In 2014, the Committee of Bioethics of the Council of Europe started to work on a “draft additional protocol concerning the protection of human rights and dignity of persons with mental disorder with regard to involuntary placement and involuntary treatment”.

Opposition against the draft Additional Protocol

Since the beginning of this work, Mental Health Europe and other organisations have advocated against its development.

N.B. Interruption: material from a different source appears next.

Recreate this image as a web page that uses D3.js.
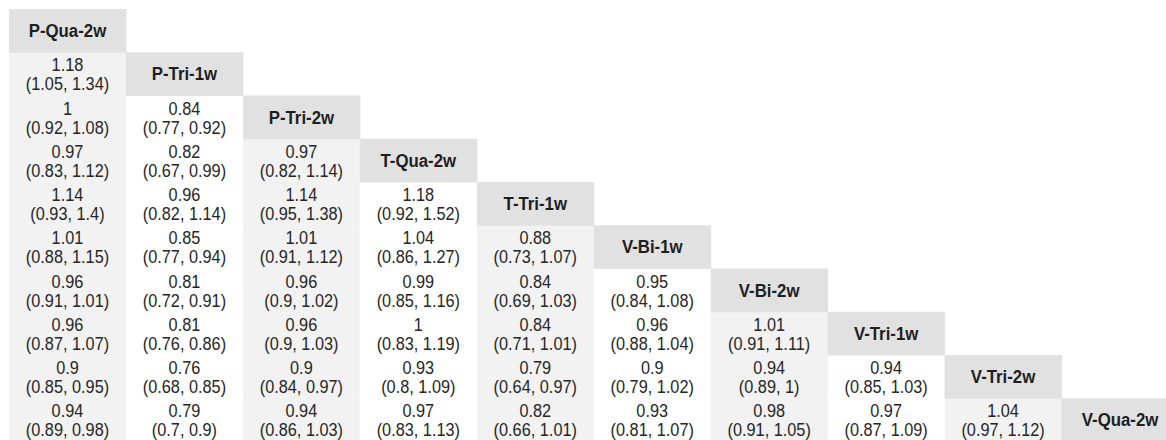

These include the European Disability Forum (EDF), the European Network of (Ex-) Users and Survivors of Psychiatry (ENUSP), Human Rights Watch, the European Association of Service Providers for Persons with Disabilities (EASPD), Inclusion Europe and Autism Europe.  Over the past years, we have been joined by many other stakeholders such as the UN Committee on the Rights of Persons with Disabilities, the Special Rapporteur on the rights of persons with disabilities, the Special Rapporteur on the Right to Health, the Working Group on Arbitrary Detention, the Parliamentary Assembly of the Council of Europe and the Commissioner of Human Rights of the Council of Europe.

We oppose this draft additional protocol because it is against international human rights law and risks to increase human rights violations in psychiatry. In particular:

  • Involuntary treatment and placement in psychiatry are prohibited under the UN Convention on the Rights of Persons with Disabilities (CRPD). It breaches, among others, the rights of non-discrimination, legal capacity, liberty and security, and health. The CRPD is ratified by 46 of 47 Member States of the Council of Europe.
  • The adoption will create a legal conflict between the obligations of States under the regional level (Council of Europe) and the international level (CRPD). Two different standards will apply in European States that ratified the CRPD.
  • It risks solidifying the institutionalisation of persons with disabilities. At the same time, the practice is condemned by the CRPD, the Committee on the Rights of Persons with Disabilities, and the Special Rapporteur on the Rights of Persons with Disabilities. Countries that have adopted similar legislation on involuntary treatment and placement than is enshrined in the draft additional protocol have seen an increase of coercion in psychiatry.

It goes against the paradigm shift and growing consensus against coercion that is emerging within the United Nations and the medical community.

2021 & 2022 – A decisive time to advocate against the Draft Additional Protocol

Despite the opposition, member states of the Council of Europe have continued to support the work on this draft protocol, ignoring their obligations under international law. A final draft has been approved and will be put for a vote in June 2021 within the Committee of Bioethics, for final adoption at the end of 2021 or early 2022. Thus, EDF and MHE, together with numerous stakeholders are strengthening efforts to oppose the draft and request the withdrawal of the protocol.

On 25 March 2021, MHE and EDF are launching an advocacy toolkit against the draft additional protocol to the Oviedo Convention. The toolkit aims to inform various stakeholders about an initiative of the Council of Europe aiming to regulate the involuntary placement and treatment of persons with mental health problems in psychiatric institutions. It offers tools to advocate against such initiative that, if adopted, would allow for human rights violations all over Europe. Speakers include representatives from the European Disability Forum, Mental Health Europe, the European Network of (Ex)-Users and Survivors of Psychiatry, Human Rights Watch, the UN Special Rapporteur on the Rights of Persons with Disabilities, and more!